3. Secure Your Property

Inspect your house, garage, sheds, and other structures for gaps, holes, or openings that raccoons could use to gain entry. After that, seal these openings with heavy-duty materials like wire mesh, plywood, or metal flashing.

Block access to your deck, porch, or foundation’s crawl spaces with hardware cloth or wire mesh. Raccoons can also get in through the openings or gaps in your attic, including vents and chimneys, so install mesh or covers over vents and cap chimneys.

Furthermore, trim tree branches that overhang your house or structures to prevent these skilled climbers from accessing rooftops or upper levels. Also, secure your property with sturdy fencing. Use materials like wire mesh or hardware cloth, and bury the fencing several inches underground to prevent raccoons from digging underneath.

4. Set Up Motion-Activated Lights or Sprinklers

You can use raccoons’ sensitivity to sudden bright lights to drive them away. Install motion-activated lights around your yard or near areas where raccoons frequent, aiming them at potential entry points or where raccoons tend to scavenge for food.

Also, raccoons dislike water, so consider setting up motion-activated sprinklers near trash cans, gardens, or areas where raccoons might frequent.

5. Live Traps

Live traps suited for raccoons are typically cage-like devices with a door that closes when triggered.
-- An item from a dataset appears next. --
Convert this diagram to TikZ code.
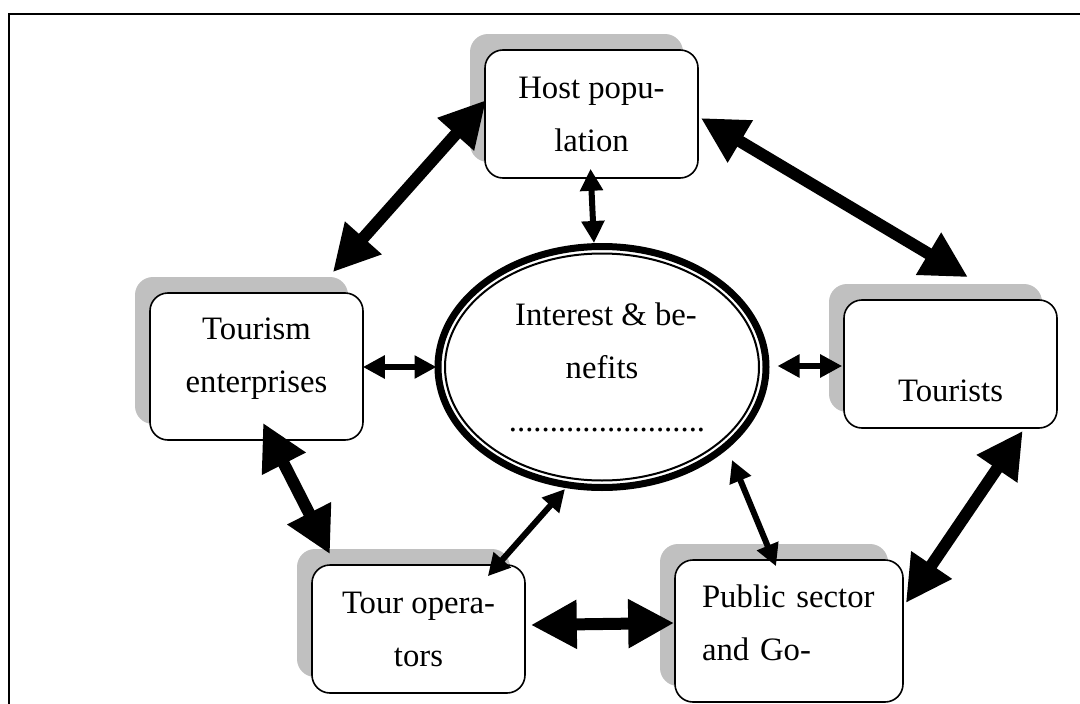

Place them in areas where you have signs of raccoon activity and bait them with items raccoons find irresistible, such as marshmallows, cat food, or peanut butter.

So that you do not leave any captured raccoons inside for too long, check the trap frequently, preferably every few hours. Release them far from your property. Check local regulations or contact wildlife control authorities for guidance on where it’s safe and legal to release them.

6. Use Repellents

Encourage raccoons to find shelter elsewhere by making your home unpleasant with particular smells raccoons have aversions to. Here are some ideas.

  • Commercial Repellents: There are various commercial repellents, such as sprays or granules, designed specifically to repel raccoons. These products often contain natural or chemical ingredients that emit odors or tastes unpleasant to raccoons.
  • Ammonia-Soaked Cotton Balls or Rags: Raccoons detest strong odors, and ammonia is one they find particularly unpleasant. Soak rags or cotton balls in ammonia and place them where raccoons frequent, such as near trash cans, entry points, or around your yard.
  • Predator Urine: The scent of a predator might discourage raccoons from lingering in your yard. You can buy predator urine like coyote or fox urine in some garden and outdoor stores.
  • Spices or Essential Oils: Sprinkle spices like cayenne pepper or essential oils with strong scents like peppermint, eucalyptus, or cinnamon around areas where raccoons are active.

Raccoons came to your yard for a reason, from water and food to shelter. Eliminating these reasons goes a long way in helping you successfully deal with these intelligent, opportunistic creatures.

I hope this guide enables you to tackle those raccoon troubles, and if the issue proves too difficult, call animal control or a pest control company.